BATON ROUGE- Following a News 2 report on some Southern University faculty members rethinking their signatures on furlough agreements, Chancellor James Llorens issued the following statement:

"The Southern University -Baton Rouge campus faculty agreed to participate in a voluntary furlough plan to help the SUBR campus with its 2011-2012 budget. To that end, an agreement was drafted to allow the faculty to participate in a faculty furlough on a strictly volunteer basis. The faculty voluntarily signed the agreement for approximately two weeks. The agreement stated that once the faculty member signed the agreement, the agreement is final and irrevocable. The University has relied on the faculty voluntary participation in the furlough by reducing the number of anticipated layoffs to balance the budget. Therefore, the University expects the faculty to stand by their commitment."

Some faculty members say they believed the furlough agreements would only go into effect if 90 percent of faculty signed them. Instead, 60 percent of tenured faculty signed, and the Southern University's Board agreed to make more cuts to budget around that number.

Senate Faculty President Dr. Sudhir Trivedi held a meeting Thursday to answer faculty's questions.

Trivedi has not delivered the furlough agreement letters to Llorens because he wants written guarantee first that Llorens will not furlough faculty and ask to declare a financial crisis later. He also wants to ensure more advance notice for faculty if programs and jobs are cut.

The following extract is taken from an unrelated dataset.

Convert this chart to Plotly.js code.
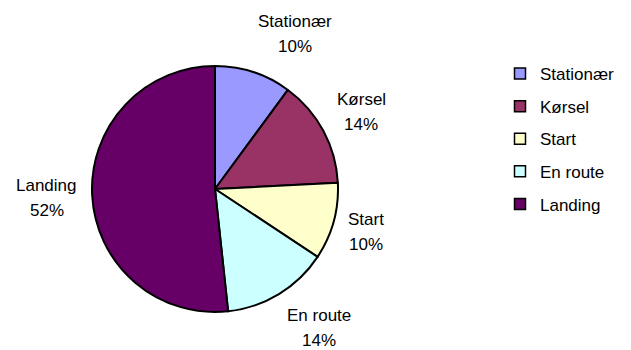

But Trivedi did ensure no one who wants to withdraw their agreement would be ignored.

"I'm not gonna send any contract to Llorens if you tell me not to! Take my word for it!" Trivedi shouted above murmurs in the meeting Thursday. His comment was met with applause.

Trivedi isn't sure what happens next. He anticipates there could be a stalemate between the faculty and administration, but won't look for any more signatures until his guarantees are met.